As described the project overview, I am looking to analyze the text of over 10,000 Dilbert comic strips and then create some kind of mashup that allows for the creation of strips with new content.
My thoughts on next steps would include:
Using a Python module for image manipulation, develop code to go through each of the 10,000 strips and separate it by panel. The weekday strips follow a standard three-panel format, so they can be cropped by thirds.
A module for optical character recognition can then be used to perform OCR on each of the panels for each strip. The previously-scraped dialogue (that would serve as the ground truth for OCR output) does not specify which line is associated with a particular panel, so using a Levenshtein distance algorithm through a Python module can perform the task of matching the OCR output with the ground truth.
To perform textual analysis of the now-recognized text, the Java-based package MAchine Learning for LanguagE Toolkit (MALLET) can be used to perform topic modeling. This process would examine clusters of words that occur often together in each strip’s dialogue, and then, using contextual clues, connect words with similar meanings to build a topic model.

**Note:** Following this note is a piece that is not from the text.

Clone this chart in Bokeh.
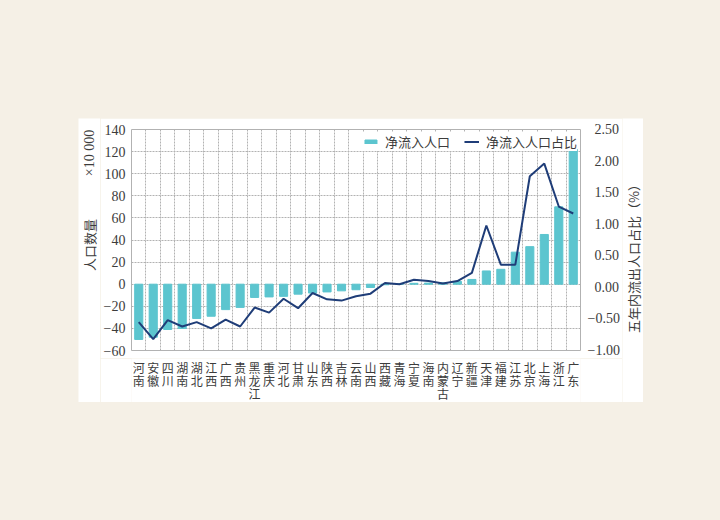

After this process, the idea is to replace the strip’s dialoge with another source of content. Using the image manipulation package, the existing dialog would be removed and replaced with new content, using a Dilbert-like font. I’m not sure exactly what would replace it, but it would be based on the results of the topic modeling process performed earlier so that the replacement text retains similar meaning and context. One option is for the replacement text would be an Old English dialect; another option would be to update the strip for the current decade by examining lines from the “Silicon Valley” TV series through topic modeling and select new, related content for a given strip. I am thinking the user would be able to select a theme or keyword, and the result would be a recreated strip.